Most invoice discounting facilities advance 75–85% of the invoice value. Minimum deal sizes typically start at R250,000 per invoice. There is no fixed maximum — the facility grows with your invoicing volume. A construction company invoicing R2 million per month could access R1.5 to R1.7 million in working capital through an invoice discounting facility.
How long does it take to get invoice discounting approved for a construction business?
For a first application, approval and initial funding typically takes two to five working days. Funders usually issue a term sheet within 24 hours of receiving a complete application with the invoice, contract documentation, and proof of delivery. For businesses with an existing facility, subsequent drawdowns can happen within 24 to 48 hours.
Does my construction company need a long trading history to qualify?

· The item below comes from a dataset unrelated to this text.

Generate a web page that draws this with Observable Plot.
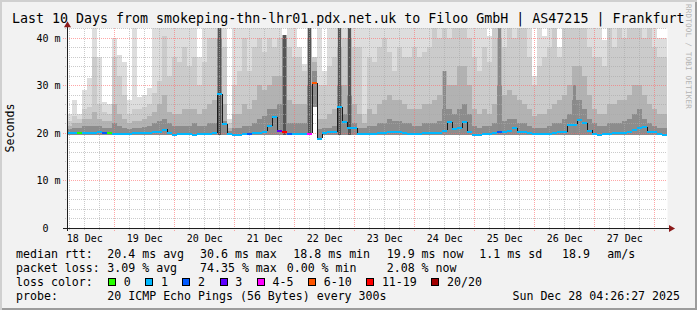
<!DOCTYPE html>
<html><head><meta charset="utf-8">
<script src="https://cdn.jsdelivr.net/npm/d3@7"></script>
<script src="https://cdn.jsdelivr.net/npm/@observablehq/plot@0.6"></script>
<style>
html,body{margin:0;padding:0;background:#f2f2f2;}
#frame{position:relative;width:697px;height:310px;background:#f2f2f2;overflow:hidden;font-family:"DejaVu Sans Mono",monospace;color:#000;
 box-shadow: inset 2px 2px 0 #d0d0d0, inset -2px -2px 0 #9c9c9c;}
#chart{position:absolute;left:0;top:0;}
.t{position:absolute;white-space:pre;}
#title{left:12px;top:11px;font-size:13.3px;line-height:16px;}
.lg{font-size:11.6px;line-height:14px;}
.box{position:absolute;width:6px;height:6px;border:1px solid #000;}
#ylab{left:-40px;top:121px;width:100px;height:14px;text-align:center;font-size:11.6px;line-height:14px;transform:rotate(-90deg);}
#rrd{left:684px;top:4px;font-size:7.6px;color:#b4b4b4;writing-mode:vertical-rl;letter-spacing:0.2px;}
</style></head>
<body>
<div id="frame">
  <div id="chart"></div>
</div>
<script>
// ---------- text ----------
const titleText = "Last 10 Days from smokeping-thn-lhr01.pdx.net.uk to Filoo GmbH | AS47215 | Frankfurt";
const yAxisTitle = "Seconds";
const dayLabels = ["18 Dec","19 Dec","20 Dec","21 Dec","22 Dec","23 Dec","24 Dec","25 Dec","26 Dec","27 Dec"];
const yTicks = [0, 10, 20, 30, 40];
const yTickLabels = ["0\u00a0\u00a0", "10 m", "20 m", "30 m", "40 m"];
const rttStats = ["20.4 ms avg", "30.6 ms max", "18.8 ms min", "19.9 ms now", "1.1 ms sd", "18.9", "am/s"];
const lossStats = ["3.09 % avg", "74.35 % max", "0.00 % min", "2.08 % now"];
const lossLabels = ["0", "1", "2", "3", "4-5", "6-10", "11-19", "20/20"];
const lossColors = ["#26ff00", "#00b8ff", "#0059ff", "#5e00ff", "#ff00ff", "#ff5500", "#ff0000", "#a10000"];
const lossUpper = [0, 1, 2, 3, 5, 10, 19, 20];
const probeText = "20 ICMP Echo Pings (56 Bytes) every 300s";
const stampText = "Sun Dec 28 04:26:27 2025";

// ---------- data: 2-hour bins, values in ms ----------
const smokeLow = [
 19.5,19.5,19.5,19.5,19.5,19.5,19.5,19.5,19.5,19.5,
 19.5,19.5,19.5,19.5,19.5,19.5,19.5,19.5,19.5,19.5,19.5,19.5,
 19.5,19.5,19.5,19.5,19.5,19.5,19.5,19.5,19.5,19.5,19.5,19.5,
 19.5,19.5,19.5,19.5,19.5,19.5,19.5,19.5,19.5,19.5,19.5,19.5,
 19.5,19.5,19.5,25.5,18.6,19.5,19.5,19.5,19.5,19.5,19.5,19.5,
 19.5,19.5,19.5,19.5,19.5,19.5,19.5,19.5,19.5,19.5,19.5,19.5,
 19.5,19.5,19.5,19.5,19.5,19.5,19.5,19.5,19.5,19.5,19.5,19.5,
 19.5,19.5,19.5,19.5,19.5,19.5,19.5,19.5,19.5,19.5,19.5,19.5,
 19.5,19.5,19.5,19.5,19.5,19.5,19.5,19.5,19.5,19.5,19.5,19.5,
 19.5,19.5,19.5,19.5,19.5,19.5,19.5,19.5,19.5,19.5,19.5,19.5,
 19.5,19.5];
const smokeMax = [
 24,27,24,29,31.5,42,36,26.5,26,40,
 36.5,35,27,42,27.5,28,29.5,42,42,42,42,42,
 42,42,42,42,36,42,42,42,42,42,23,42,
 42,42,42,42,42,42,42,42,42,40.6,42,42,
 38,34.5,42,36,42,33,42,42,42,42,42,42,
 42,42,42,42,42,42,42,42,42,42,42,42,
 42,42,42,42,42,42,42,42,42,42,42,42,
 42,42,40.5,42,42,42,42,42,42,42,42,32,
 42,40.5,42,42,38,42,42,42,42,42,42,42,
 42,39.5,42,42,42,42,42,42,42,42,42,42,
 40,40];
const smokeP2 = [
 22.5,23.5,23,25,25.5,36,26,24.5,24,36,
 32,28,24,25,25,25.5,26,28.5,31,40.5,32,36,
 35,38,34,36,30,35,40,40,42,38,22,30,
 33,40,33,38,40,37,40,38,40,40.6,38,36,
 36,33,42,36,30,30,34,36,42,40,42,38,
 38,24,36,35,38,40,37,33,38,36,36,38,
 36,37,38,42,40,42,40,42,42,42,40,36,
 33,38,35,42,42,38,42,40,42,42,36,30,
 34,36,38,42,36,42,42,42,42,42,38,36,
 36,34,42,38,42,40,42,42,42,40,42,38,
 36,36];
const smokeP3 = [
 21.5,22,22,23,23,24.5,23,22.5,22.5,26,
 24,23,22,22.5,22.5,23,23.5,24.5,26,28,24.5,24,
 24,25,25,25,24,25,26,27,42,26,21,24,
 24,26,25,27,30,29,30,32,32,40.6,27,26,
 26,26,40,35,23,23,24,25,38,30,40,26,
 24,22,25,24,26,27,28,27,27,26,25,25,
 25,26,26,27,28,33,30,30,34,34,30,25,
 24,25,24,26,40,28,29,28,27,26,25,23.5,
 24,24,25,26,27,28,30,34,34,32,28,25,
 24,24,26,26,27,27,28,30,30,28,26,25,
 24,24];
const smokeP4 = [
 20.8,21,21,21.5,21.5,21.5,21.5,21,21,22,
 21.5,21,20.8,21,21,21.3,21.5,22,22.5,23,22,21.5,
 21.5,21.5,21.5,22,21.5,21.5,22,22,40,22.5,20.5,21,
 21,21.5,21.5,22,23,23.5,25,25,26,40,22,22,
 22,22,30,33,20.8,21,21,21.5,30,24,28,22,
 21,21,21.5,21.5,22,22,23,22.5,22.5,22,22,21.5,
 21.5,22,22,22,22.5,25,25,24,25,26,24,21.5,
 21,21.5,21.5,22,30,22.5,23,23,22,22,21.5,21,
 21,21,21.5,22,22,23,24,27,27,25,23,22,
 21.5,21.5,22,22,22,22.5,23,24,25,23,22,21.5,
 21,21];
const medianRtt = [
 20.0,20.0,20.1,20.1,20.1,20.2,20.3,20.2,20.0,19.8,
 19.8,19.8,19.8,20.0,20.0,20.0,20.1,20.3,20.3,20.8,20.0,19.7,
 19.8,19.8,19.8,19.7,19.8,19.8,19.9,20.0,28.3,21.9,19.8,19.7,
 19.7,19.8,19.9,20.0,20.2,20.4,21.5,23.4,20.6,20.3,19.9,19.9,
 19.9,19.9,19.9,30.6,18.9,20.2,20.4,20.3,25.5,22.4,21.2,21.1,
 19.9,19.9,19.9,19.9,20.0,20.2,20.4,20.4,20.3,20.0,19.9,19.9,
 19.9,20.0,20.2,20.1,20.2,20.6,22.4,21.0,21.1,22.4,20.4,19.7,
 19.7,19.8,19.8,20.2,20.4,20.3,20.5,21.1,20.3,20.3,20.2,19.8,
 19.8,19.8,19.9,20.2,20.3,20.3,21.8,21.8,22.8,22.2,20.6,19.9,
 19.7,19.8,19.9,20.1,20.0,20.1,20.3,20.8,21.2,21.3,20.4,20.3,
 19.8,19.7];
const lossCount = [
 1,1,0,1,1,1,1,2,0,1,
 1,1,1,1,1,1,1,1,1,1,1,1,
 1,1,1,1,1,1,1,1,1,1,1,1,
 1,1,2,1,1,1,1,1,3,15,2,1,
 1,1,5,8,1,1,1,1,1,1,1,1,
 1,1,1,1,1,1,1,1,1,1,1,1,
 1,1,1,1,1,1,1,1,1,1,1,1,
 1,1,1,1,2,1,1,1,1,1,1,1,
 1,1,1,1,1,1,1,1,1,1,1,1,
 1,1,1,1,1,1,1,1,1,1,1,1,
 1,1];
const darkBins = [30, 43, 48, 54, 56];
const darkTop = [42, 40.6, 42, 42, 42];
const midDarkBins = [75, 86, 101];
const midDarkTop = [33, 42, 30];

// ---------- build ----------
const HOUR = 3600e3;
const tStart = Date.UTC(2025, 11, 18, 5, 6);
const tEnd = tStart + 240 * HOUR;
const PX = 24 * 60e3; // one pixel of time
const lossColor = c => lossColors[lossUpper.findIndex(u => c <= u)];

const bins = medianRtt.map((m, k) => ({
  t1: new Date(tStart + k * 2 * HOUR), t2: new Date(tStart + (k + 1) * 2 * HOUR),
  lo: smokeLow[k], l1: smokeMax[k], l2: smokeP2[k], l3: smokeP3[k], l4: smokeP4[k],
  med: m, color: lossColor(lossCount[k])
}));
const darks = darkBins.map((k, i) => ({t1: bins[k].t1, t2: bins[k].t2, lo: bins[k].lo, hi: darkTop[i]}));
const midDarks = midDarkBins.map((k, i) => ({t1: bins[k].t1, t2: bins[k].t2, lo: bins[k].lo, hi: midDarkTop[i]}));
const steps = [];
for (let k = 1; k < bins.length; k++) {
  if (Math.abs(bins[k].med - bins[k - 1].med) > 0.7) steps.push({t: bins[k].t1, a: bins[k - 1].med, b: bins[k].med});
}

const midnights = d3.utcDay.range(new Date(tStart), new Date(tEnd));
const sixHours = d3.utcHour.every(6).range(new Date(tStart), new Date(tEnd)).filter(d => d.getUTCHours() !== 0);
const noons = dayLabels.map((s, i) => new Date(Date.UTC(2025, 11, 18 + i, 12)));
const majorY = [10, 20, 30, 40];
const minorY = [2,4,6,8,12,14,16,18,22,24,26,28,32,34,36,38,42];

const crisp = {shapeRendering: "crispEdges"};
const chart = Plot.plot({
  width: 697, height: 245,
  marginLeft: 67, marginRight: 30, marginTop: 28, marginBottom: 17,
  x: {type: "utc", domain: [new Date(tStart), new Date(tEnd)]},
  y: {domain: [0, 42.1]},
  style: {background: "transparent", fontFamily: "DejaVu Sans Mono", fontSize: "10px", color: "#000", overflow: "visible"},
  marks: [
    Plot.frame({fill: "#ffffff", stroke: null}),
    Plot.rect(bins, {x1: "t1", x2: "t2", y1: "lo", y2: "l1", fill: "#dddddd", ...crisp}),
    Plot.rect(bins, {x1: "t1", x2: "t2", y1: "lo", y2: "l2", fill: "#cbcbcb", ...crisp}),
    Plot.rect(bins, {x1: "t1", x2: "t2", y1: "lo", y2: "l3", fill: "#b2b2b2", ...crisp}),
    Plot.rect(bins, {x1: "t1", x2: "t2", y1: "lo", y2: "l4", fill: "#8c8c8c", ...crisp}),
    Plot.rect(midDarks, {x1: "t1", x2: "t2", y1: "lo", y2: "hi", fill: "#8a8a8a", insetLeft: 1, insetRight: 1, ...crisp}),
    Plot.rect(darks, {x1: "t1", x2: "t2", y1: "lo", y2: "hi", fill: "#555555", insetLeft: 1, insetRight: 1, ...crisp}),
    // minor grid
    Plot.ruleY(minorY, {x1: new Date(tStart - 2 * PX), x2: new Date(tEnd), stroke: "#a8a8a8", strokeOpacity: 0.6, strokeDasharray: "1,1", ...crisp}),
    Plot.ruleX(sixHours, {y1: -0.42, y2: 42.1, stroke: "#a8a8a8", strokeOpacity: 0.6, strokeDasharray: "1,1", ...crisp}),
    // major grid
    Plot.ruleY(majorY, {x1: new Date(tStart - 4 * PX), x2: new Date(tEnd), stroke: "#ff6a6a", strokeOpacity: 0.6, strokeDasharray: "1,1", ...crisp}),
    Plot.ruleX(midnights, {y1: -0.63, y2: 42.1, stroke: "#ff6a6a", strokeOpacity: 0.6, strokeDasharray: "1,1", ...crisp}),
    // median
    Plot.ruleX(steps, {x: "t", y1: "a", y2: "b", stroke: "#1a1a1a", strokeWidth: 1, ...crisp}),
    Plot.ruleY(bins, {x1: "t1", x2: "t2", y: "med", stroke: "color", strokeWidth: 2, ...crisp}),
    // axes
    Plot.ruleY([0], {x1: new Date(tStart - 4 * PX), x2: new Date(tEnd + 2 * PX), stroke: "#1f1f1f", ...crisp}),
    Plot.ruleX([new Date(tStart)], {y1: -0.63, y2: 42.6, stroke: "#1f1f1f", ...crisp}),
    Plot.dot([{x: new Date(tEnd + 3.5 * PX), y: 0}], {x: "x", y: "y", symbol: "triangle", r: 2.6, fill: "#8b1a1a", stroke: null, rotate: 90}),
    Plot.dot([{x: new Date(tStart), y: 42.1 + 3.3 / 4.75}], {x: "x", y: "y", symbol: "triangle", r: 2.6, fill: "#8b1a1a", stroke: null}),
    Plot.axisY({ticks: yTicks, tickFormat: d => yTickLabels[yTicks.indexOf(d)], tickSize: 0, tickPadding: 7, fill: "#000"}),
    Plot.axisX({ticks: noons, tickFormat: d => dayLabels[noons.findIndex(n => +n === +d)], tickSize: 0, tickPadding: 6, fill: "#000"})
  ]
});
document.getElementById("chart").appendChild(chart);

// ---------- texts ----------
const frame = document.getElementById("frame");
function addText(str, x, y, cls, id) {
  const d = document.createElement("div");
  d.className = "t " + (cls || "");
  if (id) d.id = id;
  d.textContent = str;
  if (x != null) d.style.left = x + "px";
  if (y != null) d.style.top = y + "px";
  frame.appendChild(d);
  return d;
}
addText(titleText, null, null, "", "title");
addText(yAxisTitle, null, null, "", "ylab");
addText("RRDTOOL / TOBI OETIKER", null, null, "", "rrd");

const rowTop = [247.3, 261.3, 275.3, 289.3];
addText("median rtt:", 16, rowTop[0], "lg");
const rttX = [107.3, 200, 293.3, 386.7, 479.3, 562, 607.3];
rttStats.forEach((s, i) => addText(s, rttX[i], rowTop[0], "lg"));
addText("packet loss:", 16, rowTop[1], "lg");
const lossX = [107.3, 200, 286.7, 386.7];
lossStats.forEach((s, i) => addText(s, lossX[i], rowTop[1], "lg"));
addText("loss color:", 16, rowTop[2], "lg");
let lx = 108;
lossLabels.forEach((s, i) => {
  const b = document.createElement("div");
  b.className = "box";
  b.style.left = lx + "px"; b.style.top = "278px"; b.style.background = lossColors[i];
  frame.appendChild(b);
  const tx = lx + 15.7;
  addText(s, tx, rowTop[2], "lg");
  lx = tx + s.length * 7 + 14.5;
});
addText("probe:", 16, rowTop[3], "lg");
addText(probeText, 107.3, rowTop[3], "lg");
const st = addText(stampText, null, rowTop[3], "lg");
st.style.right = (697 - 680) + "px";
</script>
</body></html>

Not necessarily. Invoice discounting approval focuses primarily on the creditworthiness of the end buyer rather than the construction company’s own history. A business that has won its first government housing or infrastructure contract can qualify if the invoice is valid, the buyer is credible, and the work has been completed or is at a qualifying stage of completion.
What is the difference between invoice discounting and purchase order funding for construction businesses?
Invoice discounting is used after work has been completed and an invoice has been issued. Purchase order funding is used before delivery — when you have won a contract but need capital to buy materials and start work. Many construction SMMEs use both: purchase order funding to start and deliver the project, and invoice discounting to manage cash flow between billing milestones.
Can subcontractors use invoice discounting?
Yes. Subcontractors can use invoice discounting when they invoice the main contractor directly, provided the main contractor is a credible buyer with a clear payment obligation. The key requirement is a valid invoice against a buyer who is likely to pay. Subcontractors working under established main contractors on government projects are generally eligible.